Dataset excerpt ▸
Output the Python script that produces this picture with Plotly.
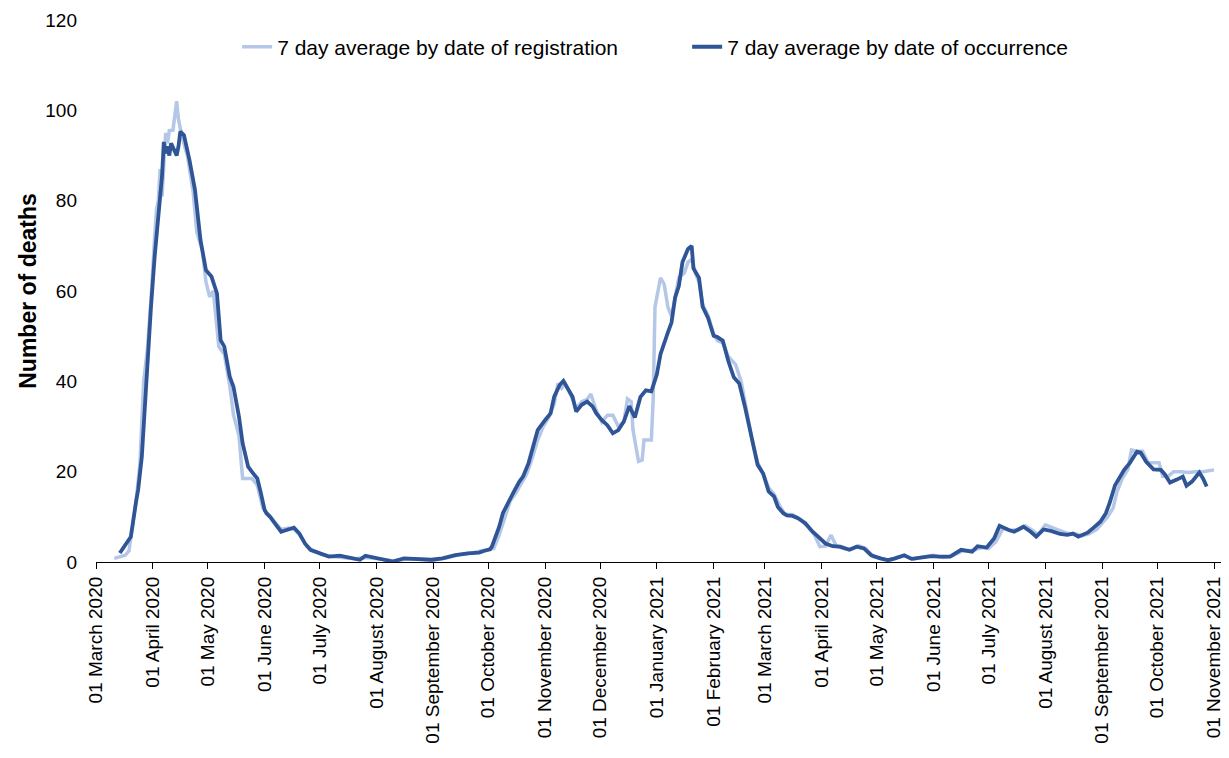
import plotly.graph_objects as go

# 7 day average by date of occurrence (dark)
occ_dates = [
    "2020-03-14", "2020-03-18", "2020-03-20", "2020-03-23", "2020-03-24", "2020-03-26", "2020-03-28",
    "2020-03-29", "2020-03-31", "2020-04-02", "2020-04-04", "2020-04-06", "2020-04-07", "2020-04-08",
    "2020-04-09", "2020-04-10", "2020-04-11", "2020-04-13", "2020-04-14", "2020-04-15", "2020-04-16",
    "2020-04-18", "2020-04-21", "2020-04-24", "2020-04-26", "2020-04-27", "2020-04-30", "2020-05-03",
    "2020-05-06", "2020-05-08", "2020-05-10", "2020-05-13", "2020-05-15", "2020-05-18", "2020-05-20",
    "2020-05-23", "2020-05-25", "2020-05-28", "2020-05-30", "2020-06-01", "2020-06-02", "2020-06-04",
    "2020-06-06", "2020-06-10", "2020-06-13", "2020-06-17", "2020-06-20", "2020-06-23", "2020-06-26",
    "2020-07-01", "2020-07-06", "2020-07-12", "2020-07-17", "2020-07-23", "2020-07-26", "2020-08-01",
    "2020-08-10", "2020-08-16", "2020-08-23", "2020-08-31", "2020-09-06", "2020-09-13", "2020-09-20",
    "2020-09-26", "2020-09-29", "2020-10-02", "2020-10-03", "2020-10-05", "2020-10-07", "2020-10-09",
    "2020-10-12", "2020-10-15", "2020-10-18", "2020-10-20", "2020-10-23", "2020-10-26", "2020-10-28",
    "2020-11-01", "2020-11-04", "2020-11-06", "2020-11-09", "2020-11-11", "2020-11-13", "2020-11-16",
    "2020-11-18", "2020-11-21", "2020-11-24", "2020-11-27", "2020-11-29", "2020-12-02", "2020-12-05",
    "2020-12-08", "2020-12-11", "2020-12-14", "2020-12-17", "2020-12-20", "2020-12-23", "2020-12-26",
    "2020-12-29", "2021-01-01", "2021-01-03", "2021-01-04", "2021-01-07", "2021-01-09", "2021-01-11",
    "2021-01-13", "2021-01-15", "2021-01-18", "2021-01-20", "2021-01-21", "2021-01-24", "2021-01-26",
    "2021-01-29", "2021-02-01", "2021-02-03", "2021-02-06", "2021-02-09", "2021-02-12", "2021-02-15",
    "2021-02-18", "2021-02-21", "2021-02-24", "2021-02-25", "2021-02-28", "2021-03-03", "2021-03-06",
    "2021-03-08", "2021-03-11", "2021-03-13", "2021-03-16", "2021-03-19", "2021-03-23", "2021-03-27",
    "2021-03-30", "2021-04-03", "2021-04-07", "2021-04-11", "2021-04-16", "2021-04-20", "2021-04-24",
    "2021-04-28", "2021-05-03", "2021-05-07", "2021-05-11", "2021-05-16", "2021-05-20", "2021-05-25",
    "2021-05-31", "2021-06-04", "2021-06-10", "2021-06-16", "2021-06-22", "2021-06-25", "2021-06-30",
    "2021-07-04", "2021-07-07", "2021-07-12", "2021-07-15", "2021-07-20", "2021-07-24", "2021-07-27",
    "2021-07-31", "2021-08-04", "2021-08-09", "2021-08-13", "2021-08-16", "2021-08-19", "2021-08-24",
    "2021-08-27", "2021-08-31", "2021-09-03", "2021-09-05", "2021-09-08", "2021-09-11", "2021-09-13",
    "2021-09-16", "2021-09-19", "2021-09-20", "2021-09-22", "2021-09-25", "2021-09-29", "2021-10-03",
    "2021-10-05", "2021-10-08", "2021-10-12", "2021-10-15", "2021-10-17", "2021-10-20", "2021-10-24",
    "2021-10-26", "2021-10-28",
]
occ_values = [
    2.0, 4.5, 5.6, 13.7, 16.0, 23.3, 38.0,
    45.0, 56.5, 67.6, 76.4, 85.3, 93.0, 90.5,
    92.0, 90.0, 92.7, 90.5, 90.0, 92.0, 95.3,
    94.5, 89.0, 82.4, 73.5, 71.3, 64.6, 63.2,
    59.5, 49.1, 47.7, 41.0, 38.8, 32.2, 26.3,
    21.1, 20.0, 18.5, 15.2, 11.5, 10.8, 10.0,
    8.9, 6.7, 7.1, 7.6, 6.3, 4.1, 2.7,
    1.9, 1.2, 1.4, 1.0, 0.5, 1.4, 0.8,
    0.1, 0.8, 0.7, 0.5, 0.8, 1.5, 1.9,
    2.1, 2.5, 2.8, 3.4, 5.6, 7.8, 10.8,
    13.3, 15.6, 17.8, 18.9, 21.9, 25.9, 29.2,
    31.4, 32.9, 36.6, 39.2, 40.1, 38.8, 36.6,
    33.3, 34.8, 35.5, 34.4, 32.9, 31.4, 30.3,
    28.5, 29.2, 31.1, 34.5, 32.0, 36.5, 38.0,
    37.8, 41.5, 46.0, 47.3, 50.8, 53.0, 58.6,
    61.1, 66.4, 69.3, 70.0, 65.0, 62.9, 56.5,
    54.0, 50.1, 49.8, 49.0, 44.5, 40.9, 39.5,
    34.5, 29.0, 24.0, 21.5, 19.6, 15.6, 14.5,
    12.2, 10.8, 10.3, 10.2, 9.7, 8.6, 6.7,
    5.6, 4.1, 3.5, 3.4, 2.7, 3.4, 3.0,
    1.5, 0.8, 0.4, 0.8, 1.5, 0.7, 1.0,
    1.3, 1.2, 1.2, 2.7, 2.3, 3.5, 3.2,
    5.2, 8.0, 7.1, 6.7, 7.8, 6.7, 5.6,
    7.2, 6.9, 6.2, 6.0, 6.3, 5.6, 6.5,
    7.5, 8.9, 10.8, 13.0, 17.0, 18.9, 20.4,
    21.9, 23.7, 24.4, 24.2, 22.2, 20.5, 20.4,
    19.5, 17.6, 18.3, 18.9, 16.9, 17.8, 19.8,
    18.5, 16.7,
]

# 7 day average by date of registration (light)
reg_dates = [
    "2020-03-11", "2020-03-14", "2020-03-17", "2020-03-19", "2020-03-21", "2020-03-23", "2020-03-25",
    "2020-03-27", "2020-03-29", "2020-03-31", "2020-04-02", "2020-04-03", "2020-04-04", "2020-04-05",
    "2020-04-06", "2020-04-07", "2020-04-08", "2020-04-09", "2020-04-10", "2020-04-12", "2020-04-14",
    "2020-04-15", "2020-04-17", "2020-04-20", "2020-04-23", "2020-04-25", "2020-04-28", "2020-04-30",
    "2020-05-02", "2020-05-04", "2020-05-06", "2020-05-07", "2020-05-10", "2020-05-13", "2020-05-15",
    "2020-05-18", "2020-05-20", "2020-05-25", "2020-05-28", "2020-05-31", "2020-06-03", "2020-06-06",
    "2020-06-10", "2020-06-14", "2020-06-17", "2020-06-20", "2020-06-24", "2020-06-27", "2020-07-02",
    "2020-07-08", "2020-07-14", "2020-07-20", "2020-07-27", "2020-08-03", "2020-08-10", "2020-08-17",
    "2020-08-25", "2020-09-01", "2020-09-08", "2020-09-15", "2020-09-22", "2020-09-29", "2020-10-04",
    "2020-10-07", "2020-10-10", "2020-10-13", "2020-10-16", "2020-10-19", "2020-10-22", "2020-10-25",
    "2020-10-28", "2020-10-31", "2020-11-03", "2020-11-06", "2020-11-08", "2020-11-10", "2020-11-12",
    "2020-11-15", "2020-11-18", "2020-11-21", "2020-11-24", "2020-11-26", "2020-11-29", "2020-12-02",
    "2020-12-05", "2020-12-08", "2020-12-11", "2020-12-14", "2020-12-16", "2020-12-18", "2020-12-19",
    "2020-12-21", "2020-12-22", "2020-12-24", "2020-12-25", "2020-12-29", "2020-12-30", "2020-12-31",
    "2021-01-03", "2021-01-05", "2021-01-07", "2021-01-09", "2021-01-11", "2021-01-13", "2021-01-16",
    "2021-01-18", "2021-01-20", "2021-01-22", "2021-01-24", "2021-01-26", "2021-01-29", "2021-02-01",
    "2021-02-03", "2021-02-06", "2021-02-09", "2021-02-13", "2021-02-16", "2021-02-19", "2021-02-22",
    "2021-02-25", "2021-02-28", "2021-03-03", "2021-03-06", "2021-03-09", "2021-03-12", "2021-03-16",
    "2021-03-20", "2021-03-24", "2021-03-28", "2021-03-31", "2021-04-03", "2021-04-06", "2021-04-09",
    "2021-04-13", "2021-04-17", "2021-04-21", "2021-04-25", "2021-04-29", "2021-05-04", "2021-05-08",
    "2021-05-12", "2021-05-16", "2021-05-21", "2021-05-26", "2021-06-01", "2021-06-06", "2021-06-11",
    "2021-06-17", "2021-06-23", "2021-06-27", "2021-07-01", "2021-07-05", "2021-07-09", "2021-07-13",
    "2021-07-17", "2021-07-21", "2021-07-25", "2021-07-28", "2021-08-01", "2021-08-05", "2021-08-10",
    "2021-08-14", "2021-08-18", "2021-08-21", "2021-08-25", "2021-08-29", "2021-09-01", "2021-09-04",
    "2021-09-07", "2021-09-09", "2021-09-12", "2021-09-15", "2021-09-17", "2021-09-20", "2021-09-23",
    "2021-09-26", "2021-09-29", "2021-10-02", "2021-10-04", "2021-10-07", "2021-10-10", "2021-10-14",
    "2021-10-18", "2021-10-22", "2021-10-26", "2021-11-01",
]
reg_values = [
    0.8, 1.2, 1.5, 2.5, 8.0, 14.0, 22.0,
    40.0, 47.0, 58.0, 72.0, 78.0, 80.0, 87.0,
    80.9, 88.0, 95.0, 92.7, 95.5, 95.6, 102.0,
    98.0, 94.0, 89.7, 82.0, 73.0, 69.0, 62.0,
    58.7, 60.0, 52.0, 47.7, 46.0, 39.0, 32.6,
    28.0, 18.5, 18.5, 17.0, 12.0, 10.5, 9.0,
    7.2, 7.5, 7.3, 6.0, 3.5, 2.5, 1.7,
    1.2, 1.0, 0.7, 1.0, 0.7, 0.3, 0.6,
    0.6, 0.4, 0.9, 1.6, 2.0, 2.6, 3.0,
    6.0, 10.0, 13.5, 15.2, 17.5, 19.5, 23.0,
    27.0, 30.0, 32.0, 35.0, 39.5, 38.5, 39.5,
    37.0, 34.0, 35.5, 36.0, 37.2, 33.5, 31.0,
    32.5, 32.5, 30.0, 31.0, 36.1, 35.5, 29.2,
    24.6, 22.3, 22.6, 27.0, 27.0, 36.0, 56.5,
    62.9, 61.5, 56.5, 54.4, 58.5, 63.0, 64.0,
    66.4, 67.0, 64.0, 62.0, 57.0, 54.5, 50.5,
    49.0, 48.5, 45.5, 43.7, 40.0, 33.0, 27.0,
    22.0, 19.5, 16.5, 15.0, 12.5, 10.5, 10.5,
    9.5, 8.0, 6.0, 3.4, 3.5, 6.0, 3.5,
    3.0, 2.8, 3.6, 3.0, 1.2, 0.6, 0.3,
    1.0, 1.4, 0.6, 1.1, 1.5, 1.0, 1.3,
    2.5, 2.6, 3.2, 3.0, 4.5, 7.5, 7.0,
    7.2, 8.0, 7.0, 6.0, 8.2, 7.5, 6.8,
    6.2, 6.2, 5.8, 6.3, 7.2, 8.5, 10.0,
    12.0, 15.5, 18.5, 20.5, 24.8, 24.5, 24.5,
    22.0, 22.0, 22.0, 19.0, 19.0, 20.0, 20.0,
    19.8, 20.0, 20.0, 20.4,
]

y_ticks = [0, 20, 40, 60, 80, 100, 120]

LIGHT = "#B4C7E7"
DARK = "#2F5597"
FONT = "Liberation Sans, Arial, sans-serif"

fig = go.Figure()
fig.add_trace(go.Scatter(
    x=reg_dates, y=reg_values, mode="lines",
    name="7 day average by date of registration",
    line=dict(color=LIGHT, width=3.5),
))
fig.add_trace(go.Scatter(
    x=occ_dates, y=occ_values, mode="lines",
    name="7 day average by date of occurrence",
    line=dict(color=DARK, width=3.8),
))

fig.update_layout(
    width=1221, height=750,
    margin=dict(l=88, r=4, t=12, b=196, autoexpand=False),
    paper_bgcolor="white", plot_bgcolor="white",
    font=dict(family=FONT, size=19, color="#000000"),
    showlegend=True,
    legend=dict(
        orientation="h", x=0.125, xanchor="left", y=0.950, yanchor="middle",
        font=dict(size=21, color="#000000"), bgcolor="rgba(0,0,0,0)",
        entrywidth=405, entrywidthmode="pixels", traceorder="normal",
    ),
    xaxis=dict(
        type="date", automargin=False,
        range=["2020-03-01", "2021-11-07"],
        tickmode="linear", tick0="2020-03-01", dtick="M1",
        tickformat="%d %B %Y", tickangle=-90,
        ticks="outside", ticklen=6, tickwidth=1.3, tickcolor="#000000",
        showline=True, linecolor="#000000", linewidth=1.3,
        showgrid=False, zeroline=False,
        tickfont=dict(size=19, color="#000000"),
    ),
    yaxis=dict(
        automargin=False,
        range=[0, 120], tickvals=y_ticks,
        showgrid=False, zeroline=False, showline=False,
        ticks="", ticklabelstandoff=18,
        tickfont=dict(size=19, color="#000000"),
        title=dict(text="<b>Number of deaths</b>", font=dict(size=23, color="#000000"), standoff=2),
    ),
)

fig.write_html("out.html")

Problem to solve ▸
Leave out the pictures and repeat exactly the lines from the start of the material through the line that contains "import plotly.graph_objects as go", both included.

Answer below ▸
Output the Python script that produces this picture with Plotly.
import plotly.graph_objects as go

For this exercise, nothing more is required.